WHAT IS ASKED>
Only the lines from the top of the listing below to the line that has "W, H = 941, 448" should be echoed, with both ends kept and pictures left out.

MATERIAL PROVIDED>
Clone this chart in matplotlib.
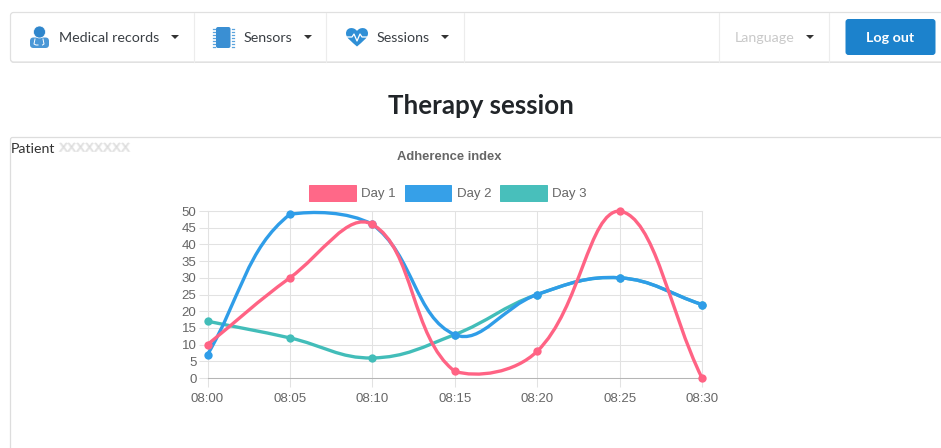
import matplotlib
matplotlib.use('Agg')
import matplotlib.pyplot as plt
from matplotlib.patches import Rectangle, FancyBboxPatch, Circle, PathPatch, Polygon
from matplotlib.path import Path
from matplotlib.transforms import IdentityTransform

times = ['08:00', '08:05', '08:10', '08:15', '08:20', '08:25', '08:30']
day1 = [10, 30, 46, 2, 8, 50, 0]
day2 = [7, 49, 46, 13, 25, 30, 22]
day3 = [17, 12, 6, 13, 25, 30, 22]
y_ticks = [0, 5, 10, 15, 20, 25, 30, 35, 40, 45, 50]
nav_items = ['Medical records', 'Sensors', 'Sessions']

PINK = '#ff6384'
BLUE = '#2f9de8'
TEAL = '#42bdb9'
W, H = 941, 448


def spline_path(ax, values):
    # same bezier as chart.js: tension 0.4, control points capped to the chart area
    pts = ax.transData.transform(list(enumerate(values)))
    box = ax.get_window_extent()
    verts = [tuple(pts[0])]
    codes = [Path.MOVETO]
    t = 0.4

    def controls(i):
        p = pts[max(i - 1, 0)]
        c = pts[i]
        n = pts[min(i + 1, len(pts) - 1)]
        d1 = ((c - p) ** 2).sum() ** 0.5
        d2 = ((n - c) ** 2).sum() ** 0.5
        s1 = d1 / (d1 + d2)
        s2 = d2 / (d1 + d2)
        before = c - t * s1 * (n - p)
        after = c + t * s2 * (n - p)
        for q in (before, after):
            q[0] = min(max(q[0], box.x0), box.x1)
            q[1] = min(max(q[1], box.y0), box.y1)
        return before, after

    for i in range(len(pts) - 1):
        verts += [tuple(controls(i)[1]), tuple(controls(i + 1)[0]), tuple(pts[i + 1])]
        codes += [Path.CURVE4] * 3
    return Path(verts, codes)


fig = plt.figure(figsize=(9.41, 4.48), dpi=100)

# page overlay in pixel coords, y pointing down
page = fig.add_axes([0, 0, 1, 1], zorder=0)
page.set_xlim(0, W)
page.set_ylim(H, 0)
page.axis('off')

# navbar
page.add_patch(FancyBboxPatch((10.5, 14), 950, 49, boxstyle='round,pad=0,rounding_size=3', fc='#e4e4e4', ec='none'))
page.add_patch(FancyBboxPatch((10.5, 12.5), 950, 49.5, boxstyle='round,pad=0,rounding_size=3', fc='white', ec='#e0e0e0', lw=0.9))
for sx in [194.5, 326.5, 464.5, 719.5, 829.5]:
    page.plot([sx, sx], [13, 62], color='#ececec', lw=0.8)

nav_font = dict(family='Lato', fontsize=10.3, va='center', color='#3a3f44')
for label, tx, cx in zip(nav_items, [59, 243.5, 377], [175, 308, 445]):
    page.text(tx, 37.5, label, **nav_font)
    page.add_patch(Polygon([(cx - 4, 35), (cx + 4, 35), (cx, 39)], fc='#333333', ec='none'))
page.text(735, 37.5, 'Language', family='Lato', fontsize=10.3, va='center', color='#c9c9c9')
page.add_patch(Polygon([(806, 35), (814, 35), (810, 39)], fc='#333333', ec='none'))
page.add_patch(FancyBboxPatch((845.5, 19), 90, 36, boxstyle='round,pad=0,rounding_size=3', fc='#1c82cc', ec='none'))
page.text(890.5, 37.5, 'Log out', family='Lato', fontsize=10.3, fontweight='bold', color='white', ha='center', va='center')

# doctor icon
ICON = '#2f86cc'
page.add_patch(FancyBboxPatch((30, 37.5), 19, 10.5, boxstyle='round,pad=0,rounding_size=3.5', fc='#4a97d6', ec='none'))
page.add_patch(Circle((39.5, 32), 6, fc=ICON, ec='white', lw=0.5))
page.plot([35, 34, 36, 38], [39, 44, 45, 45], color='white', lw=0.7)
page.plot([43, 44, 42.5], [39, 44, 45], color='white', lw=0.7)

# chip icon
page.add_patch(FancyBboxPatch((216, 27), 14.5, 21, boxstyle='round,pad=0,rounding_size=2', fc='#3a8fd3', ec='none'))
for cy in range(29, 48, 3):
    page.plot([212.8, 214.6], [cy, cy], color='#5aa3dd', lw=0.9)
    page.plot([231.8, 233.6], [cy, cy], color='#5aa3dd', lw=0.9)

# heart icon
heart = Path([(357, 46.5),
              (352, 42), (346, 38), (346, 33.5),
              (346, 27), (354, 26.5), (357, 31),
              (360, 26.5), (368, 27), (368, 33.5),
              (368, 38), (362, 42), (357, 46.5)],
             [Path.MOVETO] + [Path.CURVE4] * 12)
page.add_patch(PathPatch(heart, fc='#2f8fd6', ec='none'))
page.plot([347, 352, 354, 357, 360, 362, 367], [37, 37, 34, 41, 34, 37, 37], color='white', lw=0.9)

page.text(481, 106.5, 'Therapy session', family='Lato', fontsize=18.6, fontweight='bold', color='#212529', ha='center', va='center')

# panel around chart
page.add_patch(FancyBboxPatch((10.5, 137.5), 950, 400, boxstyle='round,pad=0,rounding_size=2', fc='white', ec='#dddddd', lw=0.9))
page.text(10.5, 149, 'Patient', family='Lato', fontsize=10.2, color='#333333', va='center')
# name is blurred in the picture, smear it with a few offset copies
for dx, dy in [(-0.8, 0), (0.8, 0), (0, -0.8), (0, 0.8), (0, 0)]:
    page.text(59 + dx, 148.5 + dy, 'XXXXXXXX', family='Liberation Sans', fontsize=9.7, color='#c4c4c4', alpha=0.2, va='center')

# chart title and legend
page.text(449, 157.5, 'Adherence index', family='Liberation Sans', fontsize=9.4, fontweight='bold', color='#666666', ha='center', va='center')
for fc, bx, tx, name in zip([PINK, BLUE, TEAL], [309.5, 405, 500.5], [361, 457, 552], ['Day 1', 'Day 2', 'Day 3']):
    page.add_patch(Rectangle((bx, 185.5), 46.5, 15.5, fc=fc, ec=fc, lw=0.7, alpha=0.97))
    page.text(tx, 193.5, name, family='Liberation Sans', fontsize=9.5, color='#666666', va='center')

# chart
ax = fig.add_axes([207.5 / W, 1 - 378 / H, (702 - 207.5) / W, (378 - 211) / H], zorder=1)
ax.patch.set_alpha(0)
ax.set_xlim(0, len(times) - 1)
ax.set_ylim(0, 50)
ax.set_xticks(range(len(times)))
ax.set_xticklabels(times)
ax.set_yticks(y_ticks)
ax.grid(True, color='#e2e2e2', lw=0.75)
ax.set_axisbelow(True)
ax.tick_params(length=6.5, width=0.75, color='#e2e2e2', labelcolor='#666666', labelsize=9.5, pad=1.5)
ax.tick_params(axis='x', pad=4.5)
for label in ax.get_xticklabels() + ax.get_yticklabels():
    label.set_family('Liberation Sans')
for side in ['top', 'right', 'left']:
    ax.spines[side].set_color('#e2e2e2')
    ax.spines[side].set_linewidth(0.75)
ax.spines['bottom'].set_color('#b5b5b5')
ax.spines['bottom'].set_linewidth(0.75)

# first dataset ends up on top, like chart.js
for values, color, z in [(day3, TEAL, 3), (day2, BLUE, 4), (day1, PINK, 5)]:
    curve = spline_path(ax, values)
    ax.add_patch(PathPatch(curve, transform=IdentityTransform(), fc='none', ec=color, lw=2.4, zorder=z, clip_on=False))
    ax.plot(range(len(values)), values, ls='none', marker='o', ms=6, mfc=color, mec=color, mew=0, zorder=z, clip_on=False)

fig.savefig('out.png', dpi=100)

THE RESULT>
Clone this chart in matplotlib.
import matplotlib
matplotlib.use('Agg')
import matplotlib.pyplot as plt
from matplotlib.patches import Rectangle, FancyBboxPatch, Circle, PathPatch, Polygon
from matplotlib.path import Path
from matplotlib.transforms import IdentityTransform

times = ['08:00', '08:05', '08:10', '08:15', '08:20', '08:25', '08:30']
day1 = [10, 30, 46, 2, 8, 50, 0]
day2 = [7, 49, 46, 13, 25, 30, 22]
day3 = [17, 12, 6, 13, 25, 30, 22]
y_ticks = [0, 5, 10, 15, 20, 25, 30, 35, 40, 45, 50]
nav_items = ['Medical records', 'Sensors', 'Sessions']

PINK = '#ff6384'
BLUE = '#2f9de8'
TEAL = '#42bdb9'
W, H = 941, 448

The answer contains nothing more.